What this task involves: Copy out the listing that follows exactly, dropping every picture.
— Start of Available data —
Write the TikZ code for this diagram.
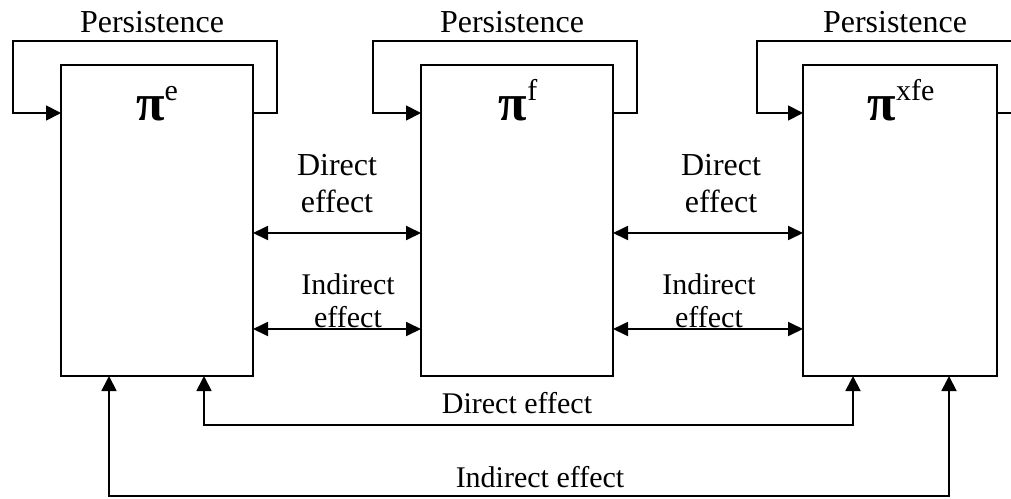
\documentclass[tikz,border=0pt]{standalone}
\usepackage{fontspec}
\setmainfont{Liberation Serif}
\usetikzlibrary{arrows.meta}
\tikzset{
  box/.style={draw, line width=1.8pt, inner sep=0pt, outer sep=0pt, minimum width=192pt, minimum height=311pt},
  conn/.style={line width=1.8pt},
  tip/.style={-{Triangle[length=15pt,width=15pt]}},
  dtip/.style={{Triangle[length=15pt,width=14pt]}-{Triangle[length=15pt,width=14pt]}},
  lbl/.style={inner sep=0pt, anchor=base, font=\fontsize{30}{36}\selectfont},
  biglbl/.style={lbl, font=\fontsize{32}{38}\selectfont},
  pilbl/.style={inner sep=0pt, anchor=base}
}
\newcommand{\pisym}[1]{{\fontsize{52}{52}\selectfont\bfseries π}\raisebox{20pt}{\fontsize{30}{30}\selectfont #1}}
\begin{document}
\begin{tikzpicture}[x=1pt,y=-1pt]
\useasboundingbox (0,0) rectangle (1011,498);
\begin{scope}
\clip (0,0) rectangle (1011,498);
% boxes
\node[box] (B1) at (157,220.5) {};
\node[box] (B2) at (517,220.5) {};
\node[box, minimum width=194pt] (B3) at (900,220.5) {};
% pi labels
\node[pilbl] (P1) at (157,120) {\pisym{e}};
\node[pilbl] (P2) at (518,120) {\pisym{f}};
\node[pilbl] (P3) at (901,120) {\pisym{xfe}};
% level coordinates
\coordinate (top) at (0,41);
\coordinate (lvl) at (0,113);
\coordinate (dl) at (0,233);
\coordinate (il) at (0,329);
% persistence loops
\coordinate (L1l) at (13,113);
\coordinate (L1r) at (277,113);
\coordinate (L2l) at (373,113);
\coordinate (L2r) at (637,113);
\coordinate (L3l) at (757,113);
\coordinate (L3r) at (1025,113);
\draw[conn, tip] (B1.east |- lvl) -- (L1r) -- (L1r |- top) -- (L1l |- top) -- (L1l) -- (B1.west |- lvl);
\draw[conn, tip] (B2.east |- lvl) -- (L2r) -- (L2r |- top) -- (L2l |- top) -- (L2l) -- (B2.west |- lvl);
\draw[conn, tip] (B3.east |- lvl) -- (L3r) -- (L3r |- top) -- (L3l |- top) -- (L3l) -- (B3.west |- lvl);
\node[biglbl] (T1) at (152,32) {Persistence};
\node[biglbl] (T2) at (512,32) {Persistence};
\node[biglbl] (T3) at (895,32) {Persistence};
% horizontal two-headed arrows
\draw[conn, dtip] (B1.east |- dl) -- (B2.west |- dl);
\draw[conn, dtip] (B1.east |- il) -- (B2.west |- il);
\draw[conn, dtip] (B2.east |- dl) -- (B3.west |- dl);
\draw[conn, dtip] (B2.east |- il) -- (B3.west |- il);
\node[biglbl] (D1a) at (337,175) {Direct};
\node[biglbl] (D1b) at (337,212) {effect};
\node[lbl] (I1a) at (348,294) {Indirect};
\node[lbl] (I1b) at (348,327) {effect};
\node[biglbl] (D2a) at (721,175) {Direct};
\node[biglbl] (D2b) at (721,212) {effect};
\node[lbl] (I2a) at (709,294) {Indirect};
\node[lbl] (I2b) at (709,327) {effect};
% bottom arrows
\coordinate (bd1) at (204,425);
\coordinate (bd3) at (853,425);
\coordinate (bi1) at (109,496);
\coordinate (bi3) at (949,496);
\draw[conn, tip] (bd3) -- (bd1) -- (bd1 |- B1.south);
\draw[conn, tip] (bd1) -- (bd3) -- (bd3 |- B3.south);
\draw[conn, tip] (bi3) -- (bi1) -- (bi1 |- B1.south);
\draw[conn, tip] (bi1) -- (bi3) -- (bi3 |- B3.south);
\node[lbl] (BD) at (517,413) {Direct effect};
\node[lbl] (BI) at (540,487) {Indirect effect};
\end{scope}
\end{tikzpicture}
\end{document}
— End of Available data —
Answer to this task:
Write the TikZ code for this diagram.
\documentclass[tikz,border=0pt]{standalone}
\usepackage{fontspec}
\setmainfont{Liberation Serif}
\usetikzlibrary{arrows.meta}
\tikzset{
  box/.style={draw, line width=1.8pt, inner sep=0pt, outer sep=0pt, minimum width=192pt, minimum height=311pt},
  conn/.style={line width=1.8pt},
  tip/.style={-{Triangle[length=15pt,width=15pt]}},
  dtip/.style={{Triangle[length=15pt,width=14pt]}-{Triangle[length=15pt,width=14pt]}},
  lbl/.style={inner sep=0pt, anchor=base, font=\fontsize{30}{36}\selectfont},
  biglbl/.style={lbl, font=\fontsize{32}{38}\selectfont},
  pilbl/.style={inner sep=0pt, anchor=base}
}
\newcommand{\pisym}[1]{{\fontsize{52}{52}\selectfont\bfseries π}\raisebox{20pt}{\fontsize{30}{30}\selectfont #1}}
\begin{document}
\begin{tikzpicture}[x=1pt,y=-1pt]
\useasboundingbox (0,0) rectangle (1011,498);
\begin{scope}
\clip (0,0) rectangle (1011,498);
% boxes
\node[box] (B1) at (157,220.5) {};
\node[box] (B2) at (517,220.5) {};
\node[box, minimum width=194pt] (B3) at (900,220.5) {};
% pi labels
\node[pilbl] (P1) at (157,120) {\pisym{e}};
\node[pilbl] (P2) at (518,120) {\pisym{f}};
\node[pilbl] (P3) at (901,120) {\pisym{xfe}};
% level coordinates
\coordinate (top) at (0,41);
\coordinate (lvl) at (0,113);
\coordinate (dl) at (0,233);
\coordinate (il) at (0,329);
% persistence loops
\coordinate (L1l) at (13,113);
\coordinate (L1r) at (277,113);
\coordinate (L2l) at (373,113);
\coordinate (L2r) at (637,113);
\coordinate (L3l) at (757,113);
\coordinate (L3r) at (1025,113);
\draw[conn, tip] (B1.east |- lvl) -- (L1r) -- (L1r |- top) -- (L1l |- top) -- (L1l) -- (B1.west |- lvl);
\draw[conn, tip] (B2.east |- lvl) -- (L2r) -- (L2r |- top) -- (L2l |- top) -- (L2l) -- (B2.west |- lvl);
\draw[conn, tip] (B3.east |- lvl) -- (L3r) -- (L3r |- top) -- (L3l |- top) -- (L3l) -- (B3.west |- lvl);
\node[biglbl] (T1) at (152,32) {Persistence};
\node[biglbl] (T2) at (512,32) {Persistence};
\node[biglbl] (T3) at (895,32) {Persistence};
% horizontal two-headed arrows
\draw[conn, dtip] (B1.east |- dl) -- (B2.west |- dl);
\draw[conn, dtip] (B1.east |- il) -- (B2.west |- il);
\draw[conn, dtip] (B2.east |- dl) -- (B3.west |- dl);
\draw[conn, dtip] (B2.east |- il) -- (B3.west |- il);
\node[biglbl] (D1a) at (337,175) {Direct};
\node[biglbl] (D1b) at (337,212) {effect};
\node[lbl] (I1a) at (348,294) {Indirect};
\node[lbl] (I1b) at (348,327) {effect};
\node[biglbl] (D2a) at (721,175) {Direct};
\node[biglbl] (D2b) at (721,212) {effect};
\node[lbl] (I2a) at (709,294) {Indirect};
\node[lbl] (I2b) at (709,327) {effect};
% bottom arrows
\coordinate (bd1) at (204,425);
\coordinate (bd3) at (853,425);
\coordinate (bi1) at (109,496);
\coordinate (bi3) at (949,496);
\draw[conn, tip] (bd3) -- (bd1) -- (bd1 |- B1.south);
\draw[conn, tip] (bd1) -- (bd3) -- (bd3 |- B3.south);
\draw[conn, tip] (bi3) -- (bi1) -- (bi1 |- B1.south);
\draw[conn, tip] (bi1) -- (bi3) -- (bi3 |- B3.south);
\node[lbl] (BD) at (517,413) {Direct effect};
\node[lbl] (BI) at (540,487) {Indirect effect};
\end{scope}
\end{tikzpicture}
\end{document}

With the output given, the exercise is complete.